## SOURCE EXCERPT
<<<<
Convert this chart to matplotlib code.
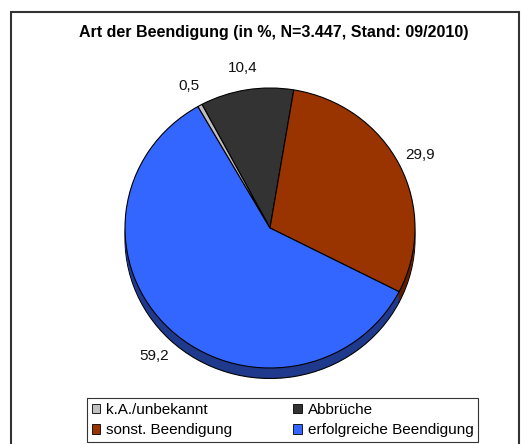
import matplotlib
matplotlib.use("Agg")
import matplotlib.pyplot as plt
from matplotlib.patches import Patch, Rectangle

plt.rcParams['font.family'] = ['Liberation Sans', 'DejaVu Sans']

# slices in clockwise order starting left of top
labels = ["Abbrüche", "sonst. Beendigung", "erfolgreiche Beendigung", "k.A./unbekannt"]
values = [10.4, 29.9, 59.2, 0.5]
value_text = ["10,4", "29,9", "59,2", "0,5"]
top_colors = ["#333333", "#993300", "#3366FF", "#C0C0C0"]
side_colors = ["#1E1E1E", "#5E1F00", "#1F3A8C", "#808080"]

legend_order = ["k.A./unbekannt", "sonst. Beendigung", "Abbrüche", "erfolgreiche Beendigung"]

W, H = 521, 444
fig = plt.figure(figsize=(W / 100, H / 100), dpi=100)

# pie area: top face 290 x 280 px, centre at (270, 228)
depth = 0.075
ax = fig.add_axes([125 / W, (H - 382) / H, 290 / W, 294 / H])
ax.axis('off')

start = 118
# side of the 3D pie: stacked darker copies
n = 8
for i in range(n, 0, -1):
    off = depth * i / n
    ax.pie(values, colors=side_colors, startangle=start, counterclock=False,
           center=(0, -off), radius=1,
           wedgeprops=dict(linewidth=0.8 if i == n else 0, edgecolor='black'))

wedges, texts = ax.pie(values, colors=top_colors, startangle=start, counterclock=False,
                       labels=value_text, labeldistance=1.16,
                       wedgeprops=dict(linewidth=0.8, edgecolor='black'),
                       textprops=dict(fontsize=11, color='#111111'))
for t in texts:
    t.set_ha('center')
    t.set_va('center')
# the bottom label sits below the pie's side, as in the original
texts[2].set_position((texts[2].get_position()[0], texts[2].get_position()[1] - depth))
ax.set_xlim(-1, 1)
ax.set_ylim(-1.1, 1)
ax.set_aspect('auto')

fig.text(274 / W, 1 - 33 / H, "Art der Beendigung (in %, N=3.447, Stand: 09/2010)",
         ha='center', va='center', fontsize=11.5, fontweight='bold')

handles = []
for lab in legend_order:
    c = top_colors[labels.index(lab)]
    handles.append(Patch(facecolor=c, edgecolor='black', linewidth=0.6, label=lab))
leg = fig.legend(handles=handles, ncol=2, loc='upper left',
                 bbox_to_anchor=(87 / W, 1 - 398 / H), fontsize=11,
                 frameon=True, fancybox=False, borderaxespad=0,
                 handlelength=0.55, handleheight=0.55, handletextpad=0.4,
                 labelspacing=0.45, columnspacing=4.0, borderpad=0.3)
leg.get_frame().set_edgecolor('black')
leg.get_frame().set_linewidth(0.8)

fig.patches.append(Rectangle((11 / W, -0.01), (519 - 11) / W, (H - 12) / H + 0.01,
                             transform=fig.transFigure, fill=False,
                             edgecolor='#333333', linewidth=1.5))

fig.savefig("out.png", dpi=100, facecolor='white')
>>>>
## WHAT THIS TASK INVOLVES
Go through the material above and print all of it exactly, except the pictures.

## ANSWER TO THIS TASK
Convert this chart to matplotlib code.
import matplotlib
matplotlib.use("Agg")
import matplotlib.pyplot as plt
from matplotlib.patches import Patch, Rectangle

plt.rcParams['font.family'] = ['Liberation Sans', 'DejaVu Sans']

# slices in clockwise order starting left of top
labels = ["Abbrüche", "sonst. Beendigung", "erfolgreiche Beendigung", "k.A./unbekannt"]
values = [10.4, 29.9, 59.2, 0.5]
value_text = ["10,4", "29,9", "59,2", "0,5"]
top_colors = ["#333333", "#993300", "#3366FF", "#C0C0C0"]
side_colors = ["#1E1E1E", "#5E1F00", "#1F3A8C", "#808080"]

legend_order = ["k.A./unbekannt", "sonst. Beendigung", "Abbrüche", "erfolgreiche Beendigung"]

W, H = 521, 444
fig = plt.figure(figsize=(W / 100, H / 100), dpi=100)

# pie area: top face 290 x 280 px, centre at (270, 228)
depth = 0.075
ax = fig.add_axes([125 / W, (H - 382) / H, 290 / W, 294 / H])
ax.axis('off')

start = 118
# side of the 3D pie: stacked darker copies
n = 8
for i in range(n, 0, -1):
    off = depth * i / n
    ax.pie(values, colors=side_colors, startangle=start, counterclock=False,
           center=(0, -off), radius=1,
           wedgeprops=dict(linewidth=0.8 if i == n else 0, edgecolor='black'))

wedges, texts = ax.pie(values, colors=top_colors, startangle=start, counterclock=False,
                       labels=value_text, labeldistance=1.16,
                       wedgeprops=dict(linewidth=0.8, edgecolor='black'),
                       textprops=dict(fontsize=11, color='#111111'))
for t in texts:
    t.set_ha('center')
    t.set_va('center')
# the bottom label sits below the pie's side, as in the original
texts[2].set_position((texts[2].get_position()[0], texts[2].get_position()[1] - depth))
ax.set_xlim(-1, 1)
ax.set_ylim(-1.1, 1)
ax.set_aspect('auto')

fig.text(274 / W, 1 - 33 / H, "Art der Beendigung (in %, N=3.447, Stand: 09/2010)",
         ha='center', va='center', fontsize=11.5, fontweight='bold')

handles = []
for lab in legend_order:
    c = top_colors[labels.index(lab)]
    handles.append(Patch(facecolor=c, edgecolor='black', linewidth=0.6, label=lab))
leg = fig.legend(handles=handles, ncol=2, loc='upper left',
                 bbox_to_anchor=(87 / W, 1 - 398 / H), fontsize=11,
                 frameon=True, fancybox=False, borderaxespad=0,
                 handlelength=0.55, handleheight=0.55, handletextpad=0.4,
                 labelspacing=0.45, columnspacing=4.0, borderpad=0.3)
leg.get_frame().set_edgecolor('black')
leg.get_frame().set_linewidth(0.8)

fig.patches.append(Rectangle((11 / W, -0.01), (519 - 11) / W, (H - 12) / H + 0.01,
                             transform=fig.transFigure, fill=False,
                             edgecolor='#333333', linewidth=1.5))

fig.savefig("out.png", dpi=100, facecolor='white')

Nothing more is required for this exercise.